The developers clearly spent a lot of time on the character and world design. Everything and everyone in the game oozes personality, even the little triangular polygon people for whom you stage the concert. Again, I have mixed feelings about this. There are some phenomenally well designed characters in this game, but they have literally nothing to do. There’s a young woman with a spear who tracks you through the first twenty minutes of the game, only to completely disappear without the main character even knowing she was there in the first place. A half naked tree-man that features prominently in the promotional material for the game shows up once and is never seen nor heard from again. Heck, half of the objects you can collect aren’t even used for anything. So much work went into the world-building of Beat the Game, it’s a crying shame that more wasn’t done with it.

Overall, Beat the Game is a worthy experience that there just isn’t enough of. It’s kind of like when your roommates drink all but the last inch of milk in the jug. There’s just enough there to arouse your thirst but not enough to bed it back down properly.

Will the Beat Go On?

Part of me wants to continue to play just to see if there’s anything I’ve missed. Surely there must be some use for the Groucho Marx Glasses you find, right? Why else put them into the game? My hopes on this aren’t high, since I’ve already beaten the game twice. I guess that’s some incentive to try again, since it’s so short that trying one more time won’t cost me much.

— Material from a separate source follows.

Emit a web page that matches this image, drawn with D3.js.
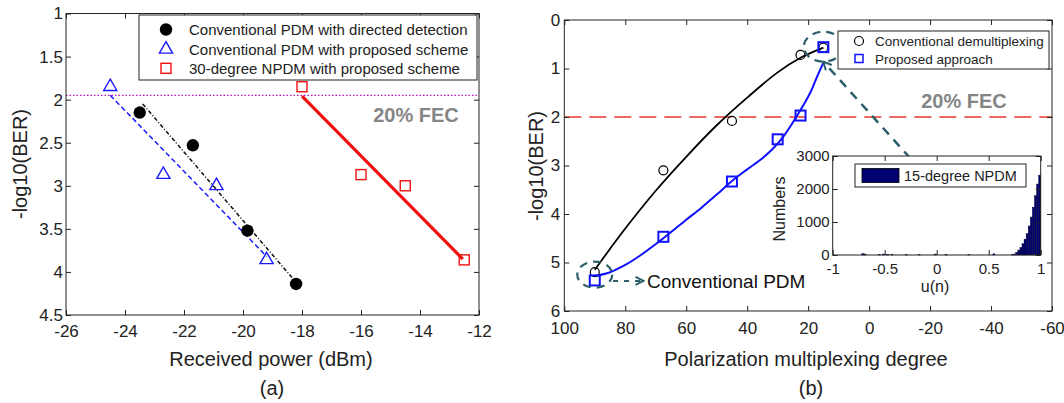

You’ve heard of damning with faint praise, I suppose you could call this praising with faint damnation: I want there to be more to this game than there apparently is.

Is it, like Dubstep, The Dark Souls of its genre?

Unless there is something profound that I am missing, there’s no way Beat the Game can be called the Dark Souls of anything. Even the name telegraphs that it’s an easy game.

It’s worth playing, perhaps at a discounted price, but it’s no Dark Souls.

Comments

Is this one of those Double Fine experimental things? Because that art style is Psychonauts + Brutal Legend in some of those shots.

Nope. It’s developed and published by Worm Animation.

If this game is meant to be a demo reel for their animation studio, then somebody ought to pick them up because the animation is one of the best parts of this game.